“All of us labor in webs spun
long before we were born.”
The next morning I asked Lela the question that had kept me awake most of the night. “Same repertoire? What did you mean by that?”
She smiled. “Well, you played Stormy Weather, My One And Only Love, and I’m Beginning To See The Light ... I did all those same tunes!”
“What do you mean, you did those tunes?” I asked. “When? How? Where?”
Her face registered genuine surprise. “You knew I was a singer, didn’t you?”
“No, ma’am. I mean, I found some pictures of you in high school,” I stammered, “you know, singing musical theater stuff, but…”
“Oh, honey! I was a jazz singer! Your father used to come to my gigs. That’s how we met!” she laughed. “Where did you think your gifts came from?”
You could have knocked me over with a feather.
“Lela, honestly, I always figured it was Dad’s record collection that set me on this path. Sketches of Spain, Round About Midnight, Kind of Blue…”
“Ooh, that’s just like him!” she interrupted, shaking her head. “First of all, those were my Miles Davis records.” She paused a moment. “He never told you? Really?”
Nope. He told me you were crazy. He said you were a criminal. He said you “ran off in the middle of the night” and told me we were better off without you. But no, he never once mentioned anything about you singing jazz.
Was it even true? Or was this just another of Lela’s tall tales?
I was determined to find out. After she returned home to the midwest, I drove out to Daddy Bill's Hermit House to see if I could verify her story. I was a man on a mission. The three-hour drive through the Lonesome Desert gave me plenty of time to consider how I might broach the subject with my old man.
I arrived in the late afternoon to find him hunched over a bucket on his front porch, methodically shelling and cracking pecans with his blistered, blackened fingers. Pecan trees grew wild in the scrubby chaparral of Graham County. It had become Dad’s habit to harvest the nuts each autumn and gift large bags of them to family and friends during the winter holidays. I admired his resourcefulness.

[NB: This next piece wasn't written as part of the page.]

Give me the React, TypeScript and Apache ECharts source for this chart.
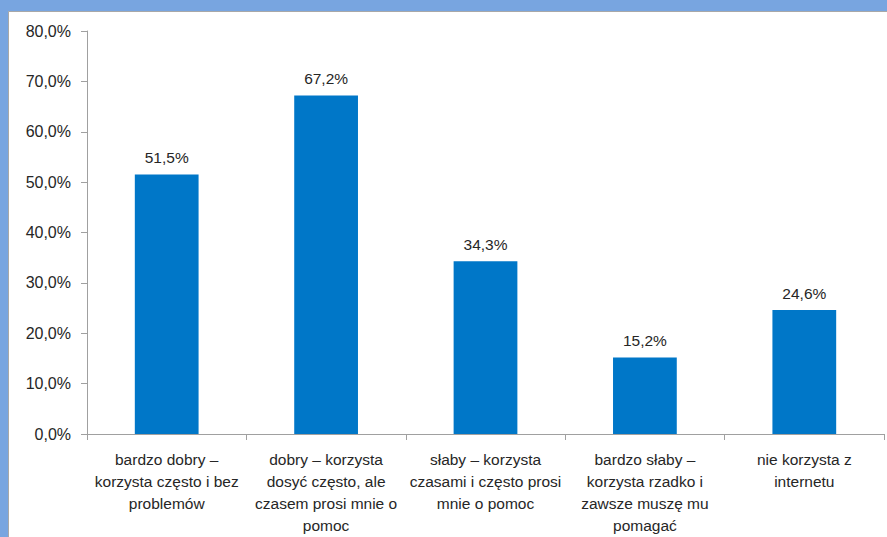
import React, { useEffect, useRef } from "react";
import * as echarts from "echarts";

const categories: string[] = [
  "bardzo dobry –\nkorzysta często i bez\nproblemów",
  "dobry – korzysta\ndosyć często, ale\nczasem prosi mnie o\npomoc",
  "słaby – korzysta\nczasami i często prosi\nmnie o pomoc",
  "bardzo słaby –\nkorzysta rzadko i\nzawsze muszę mu\npomagać",
  "nie korzysta z\ninternetu",
];
const values: number[] = [51.5, 67.2, 34.3, 15.2, 24.6];
const yTicks: number[] = [0, 10, 20, 30, 40, 50, 60, 70, 80];

const fmt = (v: number) => v.toFixed(1).replace(".", ",") + "%";

export default function App() {
  const ref = useRef<HTMLDivElement>(null);
  useEffect(() => {
    if (!ref.current) return;
    const chart = echarts.init(ref.current, undefined, { renderer: "svg" });
    const font = "'Liberation Sans', Arial, sans-serif";
    chart.setOption({
      animation: false,
      backgroundColor: "#78a5e0",
      graphic: [
        {
          type: "rect",
          shape: { x: 8.5, y: 11.5, width: 900, height: 600 },
          style: { fill: "#ffffff", stroke: "#a8a8a8", lineWidth: 1 },
          z: -10,
        },
      ],
      grid: { left: 87, top: 31, right: 3, bottom: 103, containLabel: false },
      xAxis: {
        type: "category",
        data: categories,
        axisLine: { show: true, lineStyle: { color: "#a0a0a0", width: 1 } },
        axisTick: { show: true, alignWithLabel: false, length: 6, lineStyle: { color: "#a0a0a0" } },
        axisLabel: {
          interval: 0,
          color: "#262626",
          fontFamily: font,
          fontSize: 15.5,
          lineHeight: 22,
          margin: 14,
        },
        splitLine: { show: false },
      },
      yAxis: {
        type: "value",
        min: 0,
        max: 80,
        interval: 10,
        axisLine: { show: true, lineStyle: { color: "#a0a0a0", width: 1 } },
        axisTick: { show: true, length: 6, lineStyle: { color: "#a0a0a0" } },
        axisLabel: {
          color: "#262626",
          fontFamily: font,
          fontSize: 16,
          margin: 16,
          formatter: (v: number) => (yTicks.includes(v) ? fmt(v) : ""),
        },
        splitLine: { show: false },
      },
      series: [
        {
          type: "bar",
          data: values,
          barWidth: "40%",
          itemStyle: { color: "#0077c8" },
          label: {
            show: true,
            position: "top",
            distance: 9,
            color: "#262626",
            fontFamily: font,
            fontSize: 15.5,
            formatter: (p: any) => fmt(p.value),
          },
        },
      ],
    });
    return () => chart.dispose();
  }, []);
  return (
    <div
      ref={ref}
      style={{ position: "fixed", left: 0, top: 0, width: 887, height: 537 }}
    />
  );
}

“Hey Bub!” Daddy Bill greeted me cheerily. “You’re just in time.”
He handed me a Sam Adams from the cooler. “Don't tell the Mormons,” he said with a wink.
Another glorious Arizona sunset.
“So. Dad. How did it feel to see Lela again after all these years?”
He gazed thoughtfully into the distance. “Welp. She got old.”
“You and I aren’t getting any younger either,” I laughed. “Anyway, did y’all have a good talk at the concert?”
“She did most of the talking,” he said, adding “you know how she is.” He kicked a pile of pecan shells off the porch.
“Right. Listen, Dad. Lela told me she used to be a jazz singer.”
My father rolled his eyes. “Aww, she was what we used to call a torch singer. But that was a long time ago. Before you were born.”
“So it’s true?” I asked, astonished. “You didn't think your son -- the musician -- might want to know about that?”
“Why would you care?” he said dismissively. “She wasn’t a big deal or anything. She just sang in nightclubs with her little combo.”
“Dad…what exactly do you think I do for a living?”